One of the benefits of working in the soda fountain was all the girls that came to it. I called myself liking this one pretty girl that came in for ice cream. I wouldn’t charge her for her ice cream. We had a charge book by the cash register where you’d write down what all the kids got and charged to the parents. One afternoon that pretty girl came in and talked for a while, and I gave her a big cone of ice cream and she left. On the store side of the soda fountain was a tall revolving comic book rack. As soon as that girl walked off, my dad suddenly appeared from behind that comic book rack. As soon as I saw him, that dummy look came over me.

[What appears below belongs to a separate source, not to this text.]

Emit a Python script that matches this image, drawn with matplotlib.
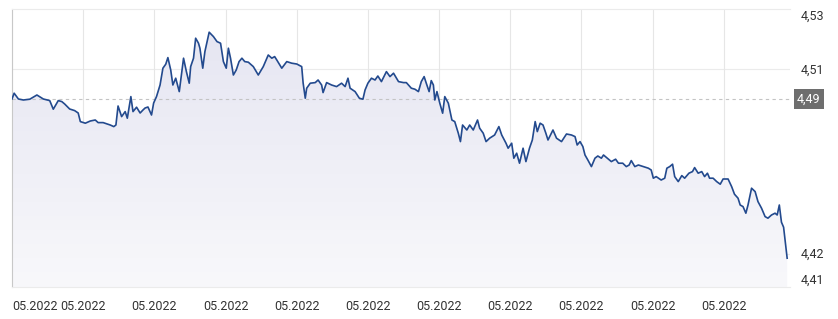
import numpy as np
import matplotlib.pyplot as plt
from matplotlib.patches import PathPatch
from matplotlib.colors import LinearSegmentedColormap

plt.rcParams['font.family'] = ['Roboto', 'DejaVu Sans']

# time position (one unit per x label interval) and rate
t = [0.00, 0.03, 0.09, 0.16, 0.25, 0.35, 0.44, 0.53, 0.58, 0.65, 0.70, 0.74, 0.81, 0.88,
     0.93, 0.96, 1.03, 1.10, 1.17, 1.21, 1.28, 1.38, 1.43, 1.46, 1.49, 1.54, 1.59, 1.62,
     1.67, 1.70, 1.75, 1.80, 1.84, 1.87, 1.91, 1.96, 1.99, 2.03, 2.08, 2.12, 2.16, 2.19,
     2.23, 2.26, 2.30, 2.35, 2.41, 2.45, 2.49, 2.51, 2.55, 2.58, 2.62, 2.64, 2.68, 2.71,
     2.77, 2.83, 2.88, 2.93, 2.97, 3.01, 3.04, 3.07, 3.11, 3.15, 3.19, 3.23, 3.27, 3.32,
     3.39, 3.46, 3.53, 3.60, 3.65, 3.69, 3.72, 3.79, 3.86, 3.93, 4.00, 4.07, 4.09, 4.12,
     4.14, 4.19, 4.26, 4.30, 4.35, 4.37, 4.42, 4.49, 4.56, 4.63, 4.68, 4.72, 4.75, 4.82,
     4.88, 4.93, 4.96, 5.00, 5.05, 5.10, 5.14, 5.19, 5.26, 5.31, 5.36, 5.43, 5.50, 5.54,
     5.61, 5.66, 5.71, 5.75, 5.79, 5.82, 5.86, 5.89, 5.92, 5.94, 5.97, 6.01, 6.05, 6.08,
     6.13, 6.18, 6.22, 6.27, 6.30, 6.33, 6.39, 6.43, 6.48, 6.54, 6.57, 6.62, 6.66, 6.71,
     6.78, 6.84, 6.88, 6.94, 6.97, 7.02, 7.05, 7.09, 7.13, 7.18, 7.22, 7.27, 7.31, 7.35,
     7.38, 7.42, 7.46, 7.50, 7.53, 7.60, 7.65, 7.72, 7.79, 7.86, 7.91, 7.94, 7.98, 8.02,
     8.05, 8.09, 8.14, 8.19, 8.23, 8.28, 8.31, 8.38, 8.42, 8.48, 8.52, 8.58, 8.63, 8.67,
     8.70, 8.75, 8.80, 8.87, 8.94, 8.98, 9.01, 9.05, 9.12, 9.17, 9.20, 9.24, 9.28, 9.31,
     9.36, 9.41, 9.45, 9.51, 9.56, 9.59, 9.64, 9.69, 9.73, 9.77, 9.80, 9.85, 9.90, 9.95,
     9.99, 10.06, 10.11, 10.15, 10.20, 10.23, 10.27, 10.31, 10.34, 10.39, 10.44, 10.48,
     10.53, 10.58, 10.62, 10.67, 10.72, 10.75, 10.78, 10.81, 10.84, 10.89]
rate = [4.4900, 4.4929, 4.4900, 4.4895, 4.4899, 4.4920, 4.4900, 4.4892, 4.4849, 4.4892,
        4.4887, 4.4875, 4.4850, 4.4842, 4.4830, 4.4787, 4.4779, 4.4790, 4.4795, 4.4782,
        4.4782, 4.4770, 4.4762, 4.4770, 4.4865, 4.4812, 4.4837, 4.4804, 4.4912, 4.4837,
        4.4859, 4.4830, 4.4845, 4.4855, 4.4860, 4.4820, 4.4880, 4.4912, 4.4970, 4.5054,
        4.5074, 4.5107, 4.5045, 4.4970, 4.5004, 4.4937, 4.5104, 4.5037, 4.4979, 4.5062,
        4.5104, 4.5204, 4.5179, 4.5154, 4.5054, 4.5137, 4.5234, 4.5212, 4.5187, 4.5179,
        4.5087, 4.5054, 4.5154, 4.5104, 4.5020, 4.5045, 4.5087, 4.5104, 4.5087, 4.5084,
        4.5062, 4.5020, 4.5062, 4.5120, 4.5104, 4.5112, 4.5095, 4.5054, 4.5087, 4.5079,
        4.5075, 4.5062, 4.4980, 4.4904, 4.4954, 4.4979, 4.4982, 4.4995, 4.4970, 4.4932,
        4.4982, 4.4970, 4.4962, 4.4979, 4.4962, 4.5004, 4.4954, 4.4937, 4.4904, 4.4899,
        4.4945, 4.4979, 4.5004, 4.4995, 4.5015, 4.4987, 4.5037, 4.5012, 4.5029, 4.4987,
        4.4982, 4.4982, 4.4954, 4.4949, 4.4937, 4.4987, 4.5012, 4.4979, 4.4937, 4.4992,
        4.4970, 4.4895, 4.4937, 4.4879, 4.4829, 4.4912, 4.4879, 4.4795, 4.4787, 4.4729,
        4.4687, 4.4770, 4.4745, 4.4770, 4.4745, 4.4795, 4.4754, 4.4729, 4.4687, 4.4704,
        4.4720, 4.4762, 4.4720, 4.4679, 4.4654, 4.4679, 4.4604, 4.4629, 4.4579, 4.4654,
        4.4587, 4.4654, 4.4695, 4.4787, 4.4737, 4.4779, 4.4770, 4.4729, 4.4695, 4.4745,
        4.4704, 4.4687, 4.4725, 4.4720, 4.4712, 4.4670, 4.4687, 4.4662, 4.4620, 4.4595,
        4.4562, 4.4604, 4.4615, 4.4604, 4.4620, 4.4599, 4.4587, 4.4599, 4.4579, 4.4579,
        4.4562, 4.4570, 4.4592, 4.4562, 4.4570, 4.4562, 4.4554, 4.4545, 4.4504, 4.4512,
        4.4495, 4.4504, 4.4554, 4.4562, 4.4574, 4.4512, 4.4487, 4.4517, 4.4504, 4.4529,
        4.4537, 4.4557, 4.4529, 4.4537, 4.4512, 4.4529, 4.4504, 4.4504, 4.4487, 4.4474,
        4.4500, 4.4500, 4.4462, 4.4424, 4.4404, 4.4370, 4.4362, 4.4329, 4.4370, 4.4454,
        4.4437, 4.4387, 4.4354, 4.4312, 4.4304, 4.4320, 4.4329, 4.4320, 4.4370, 4.4284,
        4.4259, 4.4104]

ref_rate = 4.49
ref_label = '4,49'
x_ticks = list(range(11))
x_labels = ['05.2022'] * 11
y_ticks = [4.532, 4.505, 4.413, 4.400]
y_labels = ['4,53', '4,51', '4,42', '4,41']
y_grid = [4.505, 4.4125]

fig = plt.figure(figsize=(8.38, 3.19), dpi=100)
ax = fig.add_axes([12 / 838, 1 - 287 / 319, 778 / 838, 278 / 319])
ax.set_xlim(0, 10.93)
ax.set_ylim(4.396, 4.535)

# gradient fill under the line: lavender near the top, almost white at the bottom
fill = ax.fill_between(t, rate, 4.396, color='none')
grad = np.linspace(0, 1, 256).reshape(-1, 1)
cmap = LinearSegmentedColormap.from_list('g', ['#f8f8fb', '#e6e6f2'])
img = ax.imshow(grad, extent=[0, 10.93, 4.396, max(rate)], aspect='auto',
                cmap=cmap, origin='lower', zorder=1)
patch = PathPatch(fill.get_paths()[0], transform=ax.transData,
                  facecolor='none', edgecolor='none')
ax.add_patch(patch)
img.set_clip_path(patch)

ax.plot(t, rate, color='#234a8e', lw=1.2, zorder=3)

ax.axhline(ref_rate, color='#c4c4c4', lw=0.8, ls=(0, (3, 3)), zorder=2)
for g in y_grid:
    ax.axhline(g, color='#ebebeb', lw=0.8, zorder=0)

ax.set_xticks(x_ticks)
ax.set_xticklabels(x_labels)
ax.get_xticklabels()[0].set_ha('left')
ax.grid(axis='x', color='#e6e6e6', lw=0.8, zorder=0)
ax.set_axisbelow(True)

ax.yaxis.tick_right()
ax.set_yticks(y_ticks)
ax.set_yticklabels(y_labels)
ax.tick_params(axis='both', length=0, labelsize=9, colors='#333333')
ax.tick_params(axis='y', pad=8)
ax.tick_params(axis='x', pad=9)

ax.text(1.0 + 7 / 778, ref_rate, ref_label, transform=ax.get_yaxis_transform(),
        ha='left', va='center', fontsize=9, color='white',
        bbox=dict(boxstyle='square,pad=0.25', fc='#6e6e6e', ec='none'))

ax.spines['right'].set_visible(False)
ax.spines['top'].set_color('#ebebeb')
ax.spines['bottom'].set_color('#ebebeb')
ax.spines['left'].set_color('#c8c8c8')
for s in ax.spines.values():
    s.set_linewidth(0.8)

fig.savefig('out.png', dpi=100)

He told me, “Billy, you working at this soda fountain this summer is a losing proposition for me.”
“How you figure that?” I asked.
“I’ll tell you exactly how I figure that. You’re eating up half my ice cream, you’re giving the other half away, and I’m paying you to stay up here and do that!” he said. I’m glad he walked on off, ‘cause it sho’ wudden nothing I could say.